The War on Poverty +50

50 years ago today, in his first State of the Union Address, President Lyndon B. Johnson declared an "unconditional war on poverty." In poverty, Johnson recognized "a domestic enemy which threatens the strength of our nation and the welfare of our people." Unlike World War II, which was the model war for LBJ's generation, our more recent wars have been much more inconclusive. Such was certainly the case with the War on Poverty. In any case, here we are, 50 years later, and the big topic is - increasing inequality.

The statistics are familiar, depressingly so. In the past, the inequality and lack of mobility often associated with many "third world" countries were blamed (by both Marxists and free-marketers) on their lack of economic development, i.e., the pre-capitalist character of their economies. What, however, is one to make of inequality and lack of mobility in a country where capitalism reigns triumphant? For those on the "right," the answer seems to be even more capitalism, while those on the "left" seem finally to be rediscovering the issue.

Certainly it is refreshing to see the Left rediscover the issue of inequality. Once upon a time, social and economic justice was primarily what the Left purported to be about. In recent decades, however, liberal enthusiasm has increasingly focused on identity and lifestyle issues - issues somewhat more salient to privileged cultural elites than the concerns of those with whom such elites have less and less contact and with whom they share less and less of a common culture.
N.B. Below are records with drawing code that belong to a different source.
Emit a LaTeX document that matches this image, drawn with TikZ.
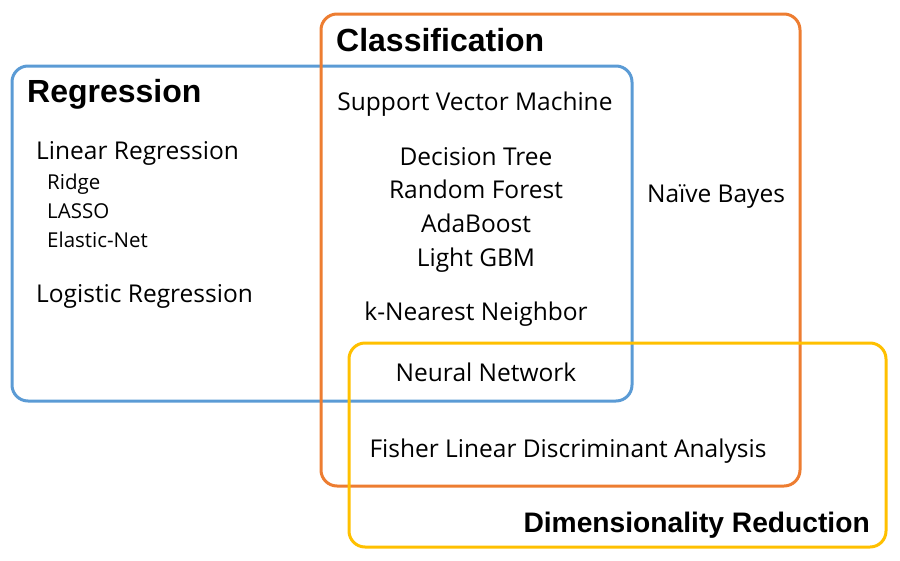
\documentclass[tikz,border=0pt]{standalone}
\usepackage{fontspec}
\setmainfont{Open Sans}
\newfontfamily\headfont{Liberation Sans}
\definecolor{regblue}{HTML}{5B9BD5}
\definecolor{clsorange}{HTML}{ED7D31}
\definecolor{dimyellow}{HTML}{FFC000}
\begin{document}
\begin{tikzpicture}[x=1pt,y=-1pt,
  setbox/.style={line width=3pt,rounded corners=16pt},
  heading/.style={inner sep=0pt,font=\headfont\bfseries\fontsize{32}{36}\selectfont},
  item/.style={inner sep=0pt,font=\fontsize{24.5}{28}\selectfont},
  subitem/.style={inner sep=0pt,font=\fontsize{20.5}{24}\selectfont}]
\useasboundingbox (0,0) rectangle (900,560);
\draw[setbox,regblue] (12,66) rectangle (632,401);
\draw[setbox,clsorange] (321,14) rectangle (800,486);
\draw[setbox,dimyellow] (349,343) rectangle (886,547);
% headings
\node[heading,anchor=base west] (reg) at (27,102) {Regression};
\node[heading,anchor=base west] (cls) at (336,51) {Classification};
\node[heading,anchor=base east,font=\headfont\bfseries\fontsize{28.2}{32}\selectfont] (dim) at (870,532) {Dimensionality Reduction};
% regression items
\node[item,anchor=base west] (lin) at (36,159) {Linear Regression};
\node[subitem,anchor=base west] (ridge) at (47,189) {Ridge};
\node[subitem,anchor=base west] (lasso) at (47,218) {LASSO};
\node[subitem,anchor=base west] (enet) at (47,247) {Elastic-Net};
\node[item,anchor=base west] (logit) at (36,302) {Logistic Regression};
% shared items
\node[item,anchor=base] (svm) at (475,110) {Support Vector Machine};
\node[item,anchor=base] (dt) at (476,165) {Decision Tree};
\node[item,anchor=base] (rf) at (476,198) {Random Forest};
\node[item,anchor=base] (ada) at (476,232) {AdaBoost};
\node[item,anchor=base] (lgbm) at (476,266) {Light GBM};
\node[item,anchor=base] (knn) at (476,320) {k-Nearest Neighbor};
\node[item,anchor=base] (nn) at (486,381) {Neural Network};
\node[item,anchor=base] (nb) at (716,202) {Naïve Bayes};
\node[item,anchor=base] (flda) at (568,457) {Fisher Linear Discriminant Analysis};
\end{tikzpicture}
\end{document}
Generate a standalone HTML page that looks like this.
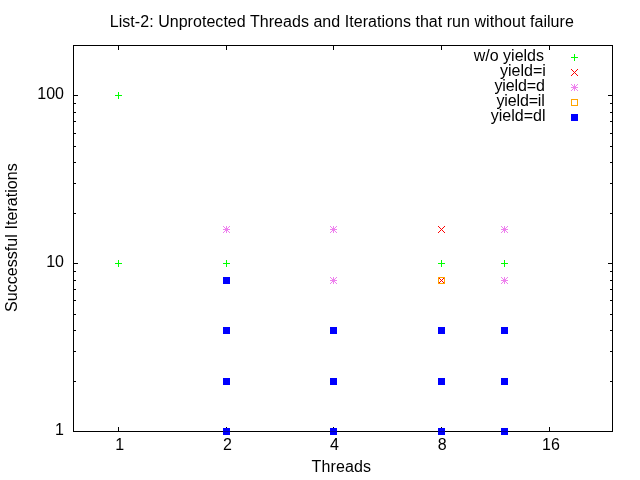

To be sure, the Rights's priority of tax cuts and other privileges for the rich, along with our diminished public commitment to education, the decline of private-sector unions, and (most telling of all) globalization and the consequent lack of opportunities to support oneself and a family through blue-collar jobs, all these are certainly serious contributors to our contemporary crisis. But so is the collapse of family and community life - thanks in large part, of course, to capitalism's "creative destruction," but thanks also to the social and cultural transformation associated with our contemporary progressive revolution in morals. The result is a society in which less than half of working class adults in their 30s and 40s are married. This growing social and cultural disconnection and dysfunction has especially impacted working class males. 

Thus, Notre Dame's Michael Jindra, writing for the Institute for Family Studies, argues: "early reliance on stimulating entertainment, lower educational attainment, disconnection from families and role models, and the attractions of different, 'edgy' subcultures - contribute to a widening gulf between those more connected to family, work, and society, and those without these commitments" ("Why Working-Class Men Are Falling Behind," IFS, January 2, 2014).

As right and left elites increasingly have less in common with the rest of society, right elites focus on libertarian policies that increase the wealth of those at the top, while left elites pursue a comparable libertarianism in the cultural and moral sphere. Both result in the weakening of the very social structures and institutions and relationships which support authentic communities.

Meanwhile the disparity increases between those at the very top of the American economic pyramid and everyone else - truly today's "domestic enemy which threatens the strength of our nation and the welfare of our people."